--- Task instructions ---
Every line below should be copied exactly; drop the pictures.

--- Given data ---

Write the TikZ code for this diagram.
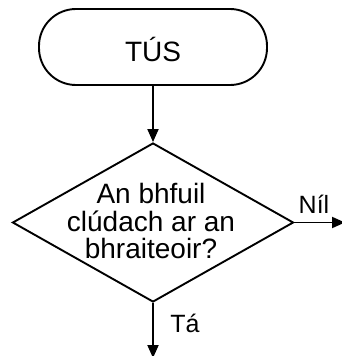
\documentclass[tikz,border=0pt]{standalone}
\usepackage{fontspec}
\setmainfont{Liberation Sans}
\usetikzlibrary{shapes.geometric,arrows.meta}
\begin{document}
\begin{tikzpicture}[x=1pt,y=-1pt,
  line width=1.9pt,
  flow/.style={-{Triangle[width=11pt,length=13pt]}},
  term/.style={draw, rectangle, rounded corners=37pt, minimum width=228pt, minimum height=76pt, inner sep=0pt},
  decide/.style={draw, diamond, minimum width=281pt, minimum height=159pt, inner sep=0pt},
  txt/.style={font=\fontsize{28}{27.5}\selectfont, align=center, inner sep=0pt},
  lbl/.style={font=\fontsize{25}{26}\selectfont, inner sep=0pt}]
\useasboundingbox (0,0) rectangle (342,356);
\node[term] (start) at (153,47) {};
\node[txt] (starttxt) at (153,49) {TÚS};
\node[decide] (q) at (153,222.5) {};
\node[txt] (qtxt) at (151,221) {An bhfuil\\clúdach ar an\\bhraiteoir?};
\coordinate (noend) at (345,222.5);
\coordinate (yesend) at (153,358);
\draw[flow] (start.south) -- (q.north);
\draw[flow] (q.east) -- (noend);
\draw[flow] (q.south) -- (yesend);
\node[lbl] (no) at (314,204) {Níl};
\node[lbl] (yes) at (185,323) {Tá};
\end{tikzpicture}
\end{document}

--- Task solution ---
Write the TikZ code for this diagram.
\documentclass[tikz,border=0pt]{standalone}
\usepackage{fontspec}
\setmainfont{Liberation Sans}
\usetikzlibrary{shapes.geometric,arrows.meta}
\begin{document}
\begin{tikzpicture}[x=1pt,y=-1pt,
  line width=1.9pt,
  flow/.style={-{Triangle[width=11pt,length=13pt]}},
  term/.style={draw, rectangle, rounded corners=37pt, minimum width=228pt, minimum height=76pt, inner sep=0pt},
  decide/.style={draw, diamond, minimum width=281pt, minimum height=159pt, inner sep=0pt},
  txt/.style={font=\fontsize{28}{27.5}\selectfont, align=center, inner sep=0pt},
  lbl/.style={font=\fontsize{25}{26}\selectfont, inner sep=0pt}]
\useasboundingbox (0,0) rectangle (342,356);
\node[term] (start) at (153,47) {};
\node[txt] (starttxt) at (153,49) {TÚS};
\node[decide] (q) at (153,222.5) {};
\node[txt] (qtxt) at (151,221) {An bhfuil\\clúdach ar an\\bhraiteoir?};
\coordinate (noend) at (345,222.5);
\coordinate (yesend) at (153,358);
\draw[flow] (start.south) -- (q.north);
\draw[flow] (q.east) -- (noend);
\draw[flow] (q.south) -- (yesend);
\node[lbl] (no) at (314,204) {Níl};
\node[lbl] (yes) at (185,323) {Tá};
\end{tikzpicture}
\end{document}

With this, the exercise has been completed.